Impact of sea breeze on vertical structure of aerosol optical properties in Dunkerque, France

During July 2008, we used an elastic backscattering LIDAR to monitor the aerosol vertical distribution at the coastal area of Dunkerque, France. Here we report the sea breeze event which was observed with more highlighted effect of aerosol on 25 July. By combining LIDAR measurements with Sun photometer-retrieved aerosol optical thickness, we estimated an average LIDAR ratio of 33 sr (± 14 sr) for the estimation of aerosol extinction profiles during the sea breeze. The LIDAR derived aerosol extinction in the first 200 m is clearly affected by the sea breeze and increases by more than 100% at the time of sea breeze arrival. A sharp convective boundary layer height decrease is observed in the LIDAR data due to the formation of the thermal internal boundary layer in the lowest part of the sea-to-land flow. PM2.5 concentration increases due to the thermal internal boundary layer formation and reaches its maximum between 1 and 2h after the front overpass.

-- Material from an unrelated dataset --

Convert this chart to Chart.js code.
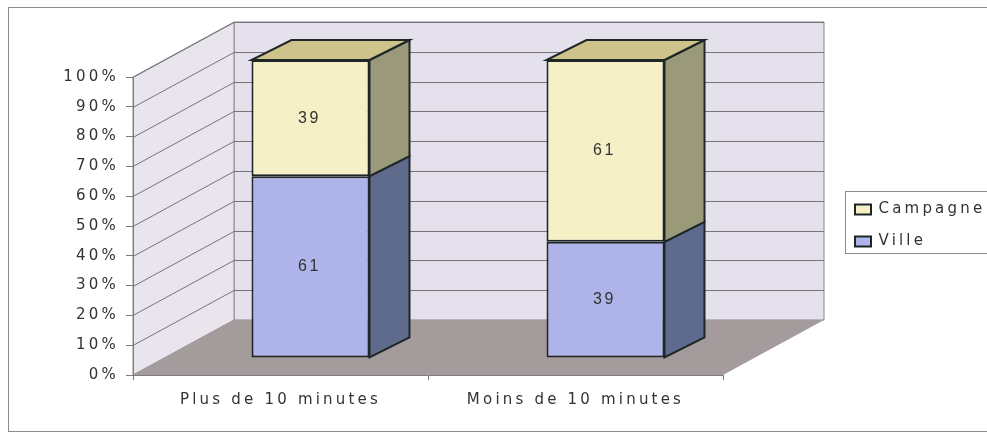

Except during the front overpass, the PM2.5 is well correlated to the inverse of the mixing height detected by the LIDAR.

Research highlights► LIDAR aerosol extinction profiles reveals the drastic increase in PM10 and PM2.5 due to the sea breeze onset. ► The sea breeze reduces the mixed layer depth and consequently increases PM2.5. ► Before and after the sea breeze, PM2.5 diurnal variability is explained by the vertical development of the mixing layer.